Starting at the first line of the data, print each line verbatim up to and including the line bearing "inv_dmso_err = [14, 24, 26, 28, 12]", omitting pictures.

> [Data segment]:
-- START --

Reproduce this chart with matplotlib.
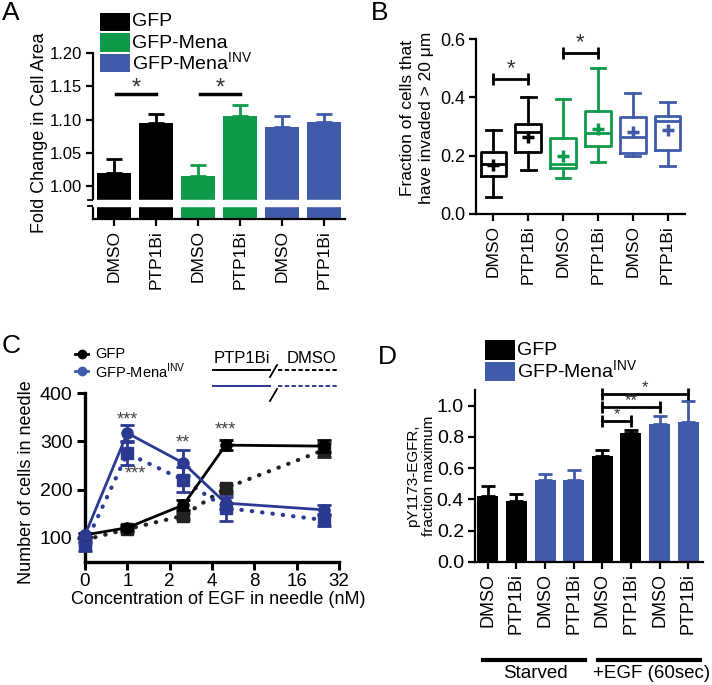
import matplotlib
matplotlib.use('Agg')
import matplotlib.pyplot as plt
from matplotlib.lines import Line2D
from matplotlib.patches import Rectangle
import numpy as np

plt.rcParams['font.family'] = ['Liberation Sans', 'DejaVu Sans']
plt.rcParams['mathtext.fontset'] = 'custom'
plt.rcParams['mathtext.rm'] = 'Liberation Sans'
plt.rcParams['axes.linewidth'] = 1.6
plt.rcParams['xtick.major.width'] = 1.6
plt.rcParams['ytick.major.width'] = 1.6

W, H = 712, 685
BLACK = '#000000'
GREEN = '#0f9a4b'
BLUE = '#3f5ba9'
NAVY = '#2b3990'
SQ = '#222222'
INV = 'GFP-Mena$^{\\mathregular{INV}}$'

# --- panel A: fold change in cell area
a_labels = ['DMSO', 'PTP1Bi', 'DMSO', 'PTP1Bi', 'DMSO', 'PTP1Bi']
a_means = [1.020, 1.095, 1.015, 1.106, 1.089, 1.096]
a_errs = [0.021, 0.013, 0.017, 0.016, 0.016, 0.012]
a_colors = [BLACK, BLACK, GREEN, GREEN, BLUE, BLUE]
a_yticks = [1.00, 1.05, 1.10, 1.15, 1.20]

# --- panel B: invasion box plots
b_labels = ['DMSO', 'PTP1Bi', 'DMSO', 'PTP1Bi', 'DMSO', 'PTP1Bi']
b_colors = [BLACK, BLACK, GREEN, GREEN, BLUE, BLUE]
b_whislo = [0.057, 0.151, 0.122, 0.177, 0.200, 0.163]
b_q1 = [0.130, 0.214, 0.157, 0.234, 0.210, 0.221]
b_med = [0.170, 0.280, 0.170, 0.278, 0.265, 0.319]
b_q3 = [0.214, 0.309, 0.259, 0.353, 0.334, 0.336]
b_whishi = [0.288, 0.401, 0.394, 0.502, 0.416, 0.384]
b_mean = [0.168, 0.263, 0.200, 0.293, 0.280, 0.288]

# --- panel C: cells in needle vs EGF
c_conc = [0, 1, 2.5, 5, 25]
c_xticklabels = ['0', '1', '2', '4', '8', '16', '32']
gfp_ptp = [106, 121, 168, 292, 290]
gfp_ptp_err = [5, 5, 10, 11, 12]
gfp_dmso = [96, 118, 146, 203, 282]
gfp_dmso_err = [5, 5, 6, 6, 15]
inv_ptp = [106, 317, 255, 172, 158]
inv_ptp_err = [5, 17, 27, 12, 10]
inv_dmso = [86, 275, 220, 162, 137]
inv_dmso_err = [14, 24, 26, 28, 12]

# --- panel D: pY1173-EGFR
d_labels = ['DMSO', 'PTP1Bi'] * 4
d_means = [0.420, 0.392, 0.525, 0.525, 0.680, 0.828, 0.883, 0.894]
d_errs = [0.068, 0.042, 0.035, 0.063, 0.038, 0.016, 0.053, 0.134]
d_colors = [BLACK, BLACK, BLUE, BLUE, BLACK, BLACK, BLUE, BLUE]

fig = plt.figure(figsize=(W / 100, H / 100), dpi=100)


def axes_px(left, top, right, bottom):
    return fig.add_axes([left / W, 1 - bottom / H, (right - left) / W, (bottom - top) / H])


def fline(xs, ys, **kw):
    fig.add_artist(Line2D(np.array(xs) / W, 1 - np.array(ys) / H,
                          transform=fig.transFigure, **kw))


def ftext(x, y, s, **kw):
    fig.text(x / W, 1 - y / H, s, **kw)


def frect(x0, y0, x1, y1, color):
    fig.add_artist(Rectangle((x0 / W, 1 - y1 / H), (x1 - x0) / W, (y1 - y0) / H,
                             transform=fig.transFigure, color=color, lw=0))


def bracket(ax, x1, x2, y, star, dy, fs=13, color='k', sc='#333333'):
    ax.plot([x1, x2], [y, y], color=color, lw=2, marker='|', ms=9, mew=2,
            clip_on=False)
    ax.text((x1 + x2) / 2, y + dy, star, ha='center', va='center',
            fontsize=fs, color=sc)


def style(ax):
    for s in ['top', 'right']:
        ax.spines[s].set_visible(False)
    ax.tick_params(direction='out', length=5, pad=3)


# ================= A =================
axA = axes_px(93, 53, 345, 219)
xa = np.arange(len(a_means))
axA.bar(xa, a_means, width=0.83, color=a_colors, zorder=2)
for i in xa:
    axA.errorbar(i, a_means[i], yerr=[[0], [a_errs[i]]], color=a_colors[i],
                 capsize=6, elinewidth=2, capthick=2, zorder=1)
axA.set_xlim(-0.5, 5.5)
axA.set_ylim(0.951, 1.20)
style(axA)
axA.spines['left'].set_visible(False)
axA.plot([-0.5, -0.5], [0.951, 0.970], color='k', lw=1.6, clip_on=False)
axA.plot([-0.5, -0.5], [0.980, 1.20], color='k', lw=1.6, clip_on=False)
axA.plot([-0.62, -0.5], [0.970, 0.970], color='k', lw=1.3, clip_on=False)
axA.plot([-0.62, -0.5], [0.980, 0.980], color='k', lw=1.3, clip_on=False)
axA.axhspan(0.970, 0.980, color='white', zorder=5)
axA.set_yticks(a_yticks)
axA.set_yticklabels(['%.2f' % v for v in a_yticks], fontsize=12)
axA.set_xticks(xa)
axA.set_xticklabels(a_labels, rotation=90, fontsize=12.5)
axA.plot([0.05, 1.0], [1.139, 1.139], color='k', lw=2.5)
axA.text(0.52, 1.147, '*', ha='center', va='center', fontsize=17, color='#333333')
axA.plot([2.05, 3.0], [1.139, 1.139], color='k', lw=2.5)
axA.text(2.52, 1.147, '*', ha='center', va='center', fontsize=17, color='#333333')

ftext(40, 133, 'Fold Change in Cell Area', rotation=90, ha='center', va='center', fontsize=13)
frect(100, 13, 130, 31, BLACK)
frect(100, 33, 130, 52, GREEN)
frect(100, 54, 130, 72, BLUE)
ftext(132, 22, 'GFP', ha='left', va='center', fontsize=14)
ftext(132, 43, 'GFP-Mena', ha='left', va='center', fontsize=14)
ftext(132, 63, INV, ha='left', va='center', fontsize=14)

# ================= B =================
axB = axes_px(476, 39, 685, 214)
stats = []
for i in range(len(b_med)):
    stats.append(dict(med=b_med[i], q1=b_q1[i], q3=b_q3[i], whislo=b_whislo[i],
                      whishi=b_whishi[i], mean=b_mean[i], fliers=[]))
bp = axB.bxp(stats, positions=range(len(stats)), widths=0.74, showmeans=True,
             capwidths=0.42, patch_artist=False)
for i, c in enumerate(b_colors):
    bp['boxes'][i].set(color=c, lw=2)
    bp['medians'][i].set(color=c, lw=2)
    for w in bp['whiskers'][2 * i:2 * i + 2]:
        w.set(color=c, lw=2)
    for cp in bp['caps'][2 * i:2 * i + 2]:
        cp.set(color=c, lw=2)
    bp['means'][i].set(marker='+', markeredgecolor=c, markersize=8, mew=2.5)
axB.set_xlim(-0.5, 5.5)
axB.set_ylim(0, 0.6)
style(axB)
axB.set_yticks([0, 0.2, 0.4, 0.6])
axB.set_yticklabels(['0.0', '0.2', '0.4', '0.6'], fontsize=13)
axB.set_xticks(range(6))
axB.set_xticklabels(b_labels, rotation=90, fontsize=12.5)
bracket(axB, 0, 1, 0.463, '*', 0.035, fs=16)
bracket(axB, 2, 3, 0.551, '*', 0.035, fs=16)
ftext(417, 118, 'Fraction of cells that\nhave invaded > 20 \u03bcm', rotation=90,
      ha='center', va='center', fontsize=12.5, linespacing=1.3)

# ================= C =================
axC = axes_px(85, 393, 339, 562)
xc = [np.log2(c) + 1 if c > 0 else 0 for c in c_conc]
dot = dict(ls=(0, (0.1, 2.4)), dash_capstyle='round', lw=3)
axC.errorbar(xc, gfp_dmso, yerr=gfp_dmso_err, color=SQ, marker='s', ms=8,
             capsize=5, elinewidth=2, capthick=2, clip_on=False, zorder=3, **dot)
axC.errorbar(xc, inv_dmso, yerr=inv_dmso_err, color=NAVY, marker='s', ms=8,
             capsize=5, elinewidth=2, capthick=2, clip_on=False, zorder=3, **dot)
axC.errorbar(xc, gfp_ptp, yerr=gfp_ptp_err, color=BLACK, marker='o', ms=8, lw=2,
             capsize=5, elinewidth=2, capthick=2, clip_on=False, zorder=4)
axC.errorbar(xc, inv_ptp, yerr=inv_ptp_err, color=NAVY, marker='o', ms=8, lw=2,
             capsize=5, elinewidth=2, capthick=2, clip_on=False, zorder=4)
axC.set_xlim(0, 6)
axC.set_ylim(50, 400)
style(axC)
for s in ['left', 'bottom']:
    axC.spines[s].set_linewidth(2.4)
axC.tick_params(width=2.2, length=6)
axC.tick_params(axis='x', pad=2)
axC.set_yticks([100, 200, 300, 400])
axC.set_yticklabels(['100', '200', '300', '400'], fontsize=14)
axC.set_xticks(range(7))
axC.set_xticklabels(c_xticklabels, fontsize=13.5)
sc = '#444444'
axC.text(1.0, 345, '***', ha='center', va='center', fontsize=13, color=sc)
axC.text(1.18, 233, '***', ha='center', va='center', fontsize=13, color=sc)
axC.text(2.32, 297, '**', ha='center', va='center', fontsize=13, color=sc)
axC.text(3.31, 324, '***', ha='center', va='center', fontsize=13, color=sc)
ftext(27, 482, 'Number of cells in needle', rotation=90, ha='center', va='center', fontsize=13)
ftext(218, 599, 'Concentration of EGF in needle (nM)', ha='center', va='center', fontsize=13)

# legend
fline([75, 81.5, 88], [354, 354, 354], color='k', lw=2, marker='o', ms=6, markevery=[1])
fline([75, 81.5, 88], [371, 371, 371], color=BLUE, lw=2, marker='o', ms=6, markevery=[1])
ftext(95, 354, 'GFP', ha='left', va='center', fontsize=10.5)
ftext(95, 371, INV, ha='left', va='center', fontsize=10.5)
# line style key
ftext(214, 363, 'PTP1Bi', ha='left', va='baseline', fontsize=12)
ftext(287, 363, 'DMSO', ha='left', va='baseline', fontsize=12)
fline([213, 270], [370, 370], color='k', lw=1.4)
fline([278, 337], [370, 370], color='k', lw=1.4, ls=(0, (2.2, 1.3)))
fline([213, 270], [386, 386], color=NAVY, lw=1.4)
fline([278, 337], [386, 386], color=NAVY, lw=1.4, ls=(0, (2.2, 1.3)))
fline([270, 277], [377, 365], color='k', lw=1.3)
fline([270, 277], [401, 389], color='k', lw=1.3)

# ================= D =================
axD = axes_px(475, 390, 703, 562)
xd = np.arange(len(d_means))
axD.bar(xd, d_means, width=0.73, color=d_colors, zorder=2)
for i in xd:
    axD.errorbar(i, d_means[i], yerr=[[0], [d_errs[i]]], color=d_colors[i],
                 capsize=5, elinewidth=2, capthick=2, zorder=1)
axD.set_xlim(-0.45, 7.52)
axD.set_ylim(0, 1.1)
style(axD)
axD.set_yticks([0, 0.2, 0.4, 0.6, 0.8, 1.0])
axD.set_yticklabels(['0.0', '0.2', '0.4', '0.6', '0.8', '1.0'], fontsize=14)
axD.set_xticks(xd)
axD.set_xticklabels(d_labels, rotation=90, fontsize=13)
bracket(axD, 4, 5, 0.900, '*', 0.040, fs=12)
bracket(axD, 4, 6, 0.989, '**', 0.040, fs=12)
bracket(axD, 4, 7, 1.075, '*', 0.040, fs=12)
ftext(421, 476, 'pY1173-EGFR,\nfraction maximum', rotation=90, ha='center',
      va='center', fontsize=11, linespacing=1.1)
frect(485, 340, 515, 360, BLACK)
frect(485, 362, 515, 381, BLUE)
ftext(517, 350, 'GFP', ha='left', va='center', fontsize=14)
ftext(517, 371, INV, ha='left', va='center', fontsize=14)
fline([483, 585], [660, 660], color='k', lw=3)
fline([598, 700], [660, 660], color='k', lw=3)
ftext(535, 674, 'Starved', ha='center', va='center', fontsize=13.5)
ftext(652, 674, '+EGF (60sec)', ha='center', va='center', fontsize=13.5)

# panel letters
ftext(11, 13, 'A', ha='center', va='center', fontsize=19)
ftext(380, 13, 'B', ha='center', va='center', fontsize=19)
ftext(11, 346, 'C', ha='center', va='center', fontsize=19)
ftext(387, 357, 'D', ha='center', va='center', fontsize=19)

fig.savefig('out.png', dpi=100)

-- END --

> [Full output]:
Reproduce this chart with matplotlib.
import matplotlib
matplotlib.use('Agg')
import matplotlib.pyplot as plt
from matplotlib.lines import Line2D
from matplotlib.patches import Rectangle
import numpy as np

plt.rcParams['font.family'] = ['Liberation Sans', 'DejaVu Sans']
plt.rcParams['mathtext.fontset'] = 'custom'
plt.rcParams['mathtext.rm'] = 'Liberation Sans'
plt.rcParams['axes.linewidth'] = 1.6
plt.rcParams['xtick.major.width'] = 1.6
plt.rcParams['ytick.major.width'] = 1.6

W, H = 712, 685
BLACK = '#000000'
GREEN = '#0f9a4b'
BLUE = '#3f5ba9'
NAVY = '#2b3990'
SQ = '#222222'
INV = 'GFP-Mena$^{\\mathregular{INV}}$'

# --- panel A: fold change in cell area
a_labels = ['DMSO', 'PTP1Bi', 'DMSO', 'PTP1Bi', 'DMSO', 'PTP1Bi']
a_means = [1.020, 1.095, 1.015, 1.106, 1.089, 1.096]
a_errs = [0.021, 0.013, 0.017, 0.016, 0.016, 0.012]
a_colors = [BLACK, BLACK, GREEN, GREEN, BLUE, BLUE]
a_yticks = [1.00, 1.05, 1.10, 1.15, 1.20]

# --- panel B: invasion box plots
b_labels = ['DMSO', 'PTP1Bi', 'DMSO', 'PTP1Bi', 'DMSO', 'PTP1Bi']
b_colors = [BLACK, BLACK, GREEN, GREEN, BLUE, BLUE]
b_whislo = [0.057, 0.151, 0.122, 0.177, 0.200, 0.163]
b_q1 = [0.130, 0.214, 0.157, 0.234, 0.210, 0.221]
b_med = [0.170, 0.280, 0.170, 0.278, 0.265, 0.319]
b_q3 = [0.214, 0.309, 0.259, 0.353, 0.334, 0.336]
b_whishi = [0.288, 0.401, 0.394, 0.502, 0.416, 0.384]
b_mean = [0.168, 0.263, 0.200, 0.293, 0.280, 0.288]

# --- panel C: cells in needle vs EGF
c_conc = [0, 1, 2.5, 5, 25]
c_xticklabels = ['0', '1', '2', '4', '8', '16', '32']
gfp_ptp = [106, 121, 168, 292, 290]
gfp_ptp_err = [5, 5, 10, 11, 12]
gfp_dmso = [96, 118, 146, 203, 282]
gfp_dmso_err = [5, 5, 6, 6, 15]
inv_ptp = [106, 317, 255, 172, 158]
inv_ptp_err = [5, 17, 27, 12, 10]
inv_dmso = [86, 275, 220, 162, 137]
inv_dmso_err = [14, 24, 26, 28, 12]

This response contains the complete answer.